This has been a lot of fun to geek out on and to see it work so seamlessly. I'd suggest taking it to a tuner if you have never done this before. If you have tuned a car before, this is something you can use as long as you accept that it reads just a little differently. I'm glad I took the chance because I could lasso the product and the problems on the car both. This build was a good test of its capabilities as well as the stock ECU. All of the engine fabrication that was done demanded tuning and this software was up to the task. The end result feels as repeatable and consistent as factory.
The product support has been fantastic and the beta software has been quite usable. You do have to be pretty good with computers. You are working on a computer. It does involve a spreadsheet and some basic algebra to nail the fueling. The lingo is a little different, but is easy with practice. I found it to be a very software intensive exercise. Working on this feels more like working on a computer than tuning a car, and I'm just saying that to be fair.
The bluetooth is the biggest reason to get it. No cables are in the way! It can write and log both, but not simultaneously. You do have to be mindful of battery voltage to flash successfully. Putting a charger on the battery is good safety practice.

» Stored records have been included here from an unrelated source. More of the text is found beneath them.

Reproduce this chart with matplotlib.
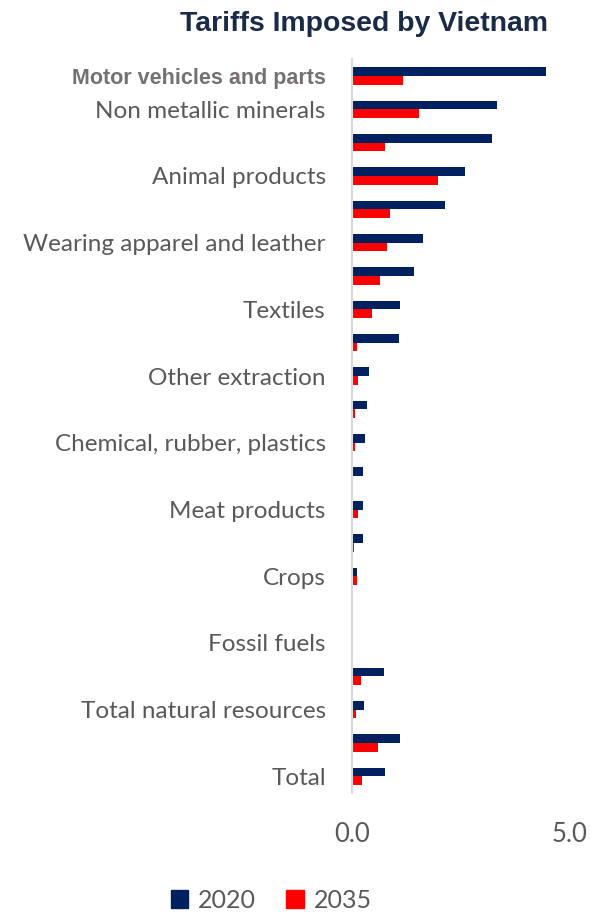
import matplotlib.pyplot as plt
import numpy as np
from matplotlib.patches import Patch

# values (row order top -> bottom)
labels = ['Motor vehicles and parts', 'Non metallic minerals', '', 'Animal products', '',
          'Wearing apparel and leather', '', 'Textiles', '', 'Other extraction', '',
          'Chemical, rubber, plastics', '', 'Meat products', '', 'Crops', '',
          'Fossil fuels', '', 'Total natural resources', '', 'Total']
tariff_2020 = [4.46, 3.33, 3.22, 2.60, 2.12, 1.63, 1.42, 1.09, 1.08, 0.38, 0.33,
               0.30, 0.24, 0.24, 0.24, 0.11, 0.01, 0.0, 0.74, 0.26, 1.09, 0.76]
tariff_2035 = [1.17, 1.54, 0.76, 1.96, 0.86, 0.81, 0.63, 0.46, 0.11, 0.13, 0.06,
               0.07, 0.0, 0.14, 0.03, 0.10, 0.0, 0.0, 0.19, 0.08, 0.59, 0.22]
series_names = ['2020', '2035']

navy = '#002060'
red = '#FF0000'

fig = plt.figure(figsize=(5.9, 9.16), dpi=100)
ax = fig.add_axes([0.597, 0.1343, 0.369, 0.801])

y = np.arange(len(labels))
h = 0.26
ax.barh(y - h / 2, tariff_2020, height=h, color=navy)
ax.barh(y + h / 2, tariff_2035, height=h, color=red)

ax.set_xlim(0, 5.0)
ax.set_ylim(len(labels) - 0.5, -0.5)
ax.set_xticks([0, 5])
ax.set_xticklabels(['0.0', '5.0'], fontsize=18.5, color='#595959', family='Lato')
ax.set_yticks(y)
ax.set_yticklabels(labels, fontsize=17.5, color='#595959', family='Lato')
ax.tick_params(axis='y', length=0, pad=19)
ax.tick_params(axis='x', length=0, pad=21)

# first label is styled differently in the original
first = ax.get_yticklabels()[0]
first.set_family('Liberation Sans')
first.set_fontweight('bold')
first.set_fontsize(15.5)
first.set_color('#767171')

for s in ['top', 'right', 'bottom']:
    ax.spines[s].set_visible(False)
ax.spines['left'].set_color('#D9D9D9')
ax.spines['left'].set_linewidth(1.5)

fig.text(0.617, 0.974, 'Tariffs Imposed by Vietnam', ha='center', va='center',
         fontsize=20.4, fontweight='bold', color='#1B2A47', family='Liberation Sans')

handles = [Patch(color=navy), Patch(color=red)]
fig.legend(handles, series_names, loc='center', bbox_to_anchor=(0.46, 0.017),
           ncol=2, frameon=False, handlelength=0.7, handleheight=0.7,
           handletextpad=0.4, columnspacing=1.2,
           prop={'family': 'Lato', 'size': 18}, labelcolor='#595959')

fig.savefig('out.png', dpi=100)
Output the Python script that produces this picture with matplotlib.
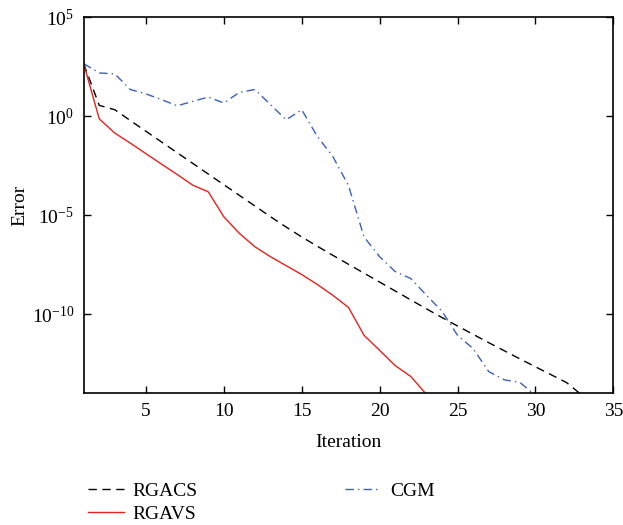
import numpy as np
import matplotlib
matplotlib.use("Agg")
import matplotlib.pyplot as plt
from matplotlib.ticker import FixedLocator, NullLocator

plt.rcParams['font.family'] = ['Liberation Serif', 'DejaVu Serif']
plt.rcParams['mathtext.fontset'] = 'custom'
plt.rcParams['mathtext.rm'] = 'Liberation Serif'
plt.rcParams['mathtext.it'] = 'Liberation Serif:italic'

# log10 of error per iteration
rgacs_iter = list(range(1, 34))
rgacs_log = [2.66, 0.55, 0.33, -0.22, -0.76, -1.30, -1.84, -2.38, -2.92, -3.46,
             -4.00, -4.54, -5.08, -5.60, -6.10, -6.57, -7.03, -7.48, -7.93, -8.38,
             -8.83, -9.28, -9.73, -10.17, -10.60, -11.02, -11.44, -11.85, -12.26,
             -12.66, -13.06, -13.46, -14.10]

rgavs_iter = list(range(1, 24))
rgavs_log = [2.66, -0.13, -0.85, -1.36, -1.89, -2.42, -2.94, -3.48, -3.82, -5.08,
             -5.92, -6.60, -7.10, -7.55, -8.00, -8.50, -9.05, -9.66, -11.07, -11.83,
             -12.60, -13.15, -14.05]

cgm_iter = list(range(1, 31))
cgm_log = [2.66, 2.19, 2.14, 1.35, 1.13, 0.84, 0.53, 0.75, 0.97, 0.67,
           1.21, 1.35, 0.58, -0.18, 0.33, -1.02, -2.04, -3.50, -6.10, -7.10,
           -7.85, -8.20, -9.04, -9.85, -11.07, -11.74, -12.90, -13.32, -13.45, -14.10]

labels = ['RGACS', 'RGAVS', 'CGM']
yticks = [1e5, 1e0, 1e-5, 1e-10]
xticks = [5, 10, 15, 20, 25, 30, 35]

fig = plt.figure(figsize=(6.23, 5.25), dpi=100)
ax = fig.add_axes([0.1343, 0.2509, 0.8501, 0.7161])

ax.plot(rgacs_iter, 10.0 ** np.array(rgacs_log), color='black', ls=(0, (6, 4)),
        lw=1.0, label=labels[0])
ax.plot(rgavs_iter, 10.0 ** np.array(rgavs_log), color='#e8201c', ls='-',
        lw=1.0, label=labels[1])
ax.plot(cgm_iter, 10.0 ** np.array(cgm_log), color='#3b5fbf', ls=(0, (6, 3, 1, 3)),
        lw=1.0, label=labels[2])

ax.set_yscale('log')
ax.set_xlim(1, 35)
ax.set_ylim(1e-14, 1e5)
ax.yaxis.set_major_locator(FixedLocator(yticks))
ax.yaxis.set_minor_locator(NullLocator())
ax.set_xticks(xticks)
ax.tick_params(direction='in', length=5, width=1, top=True, right=True,
               labelsize=14, pad=7)
for s in ax.spines.values():
    s.set_linewidth(1.2)

ax.set_xlabel('Iteration', fontsize=14, labelpad=10)
ax.set_ylabel('Error', fontsize=14, labelpad=2)

fig.legend(loc='upper left', bbox_to_anchor=(0.125, 0.1), ncol=2,
           frameon=False, fontsize=14, handlelength=1.85, handletextpad=0.45,
           columnspacing=7.6, labelspacing=0.3, borderpad=0)

fig.savefig('out.png', dpi=100)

ECU code AF582 For the record, these cars have very good factory ECUs. Even though we have been unable to reflash as an end user, this ECU lets you get away with murder. E85, turbo, or high compression n/a, you have to admit that they are at least capable. Now, we end users can tune it.
I ended up with a self-made tune that is appropriately rich, with plenty of timing advance in the upper revs. The torque feels upwardly linear like a Honda instead of necessarily table top flat. It winds out instead of grunting all the torque at once, likely due to non-use of AVCS. The lower gears are stupid quick. You have to be committed to using them, looking a lot farther ahead before mashing the gas. I have not raised the redline, yet......
Last edited by ImprezaRSC; 06-23-2016 at 03:22 PM..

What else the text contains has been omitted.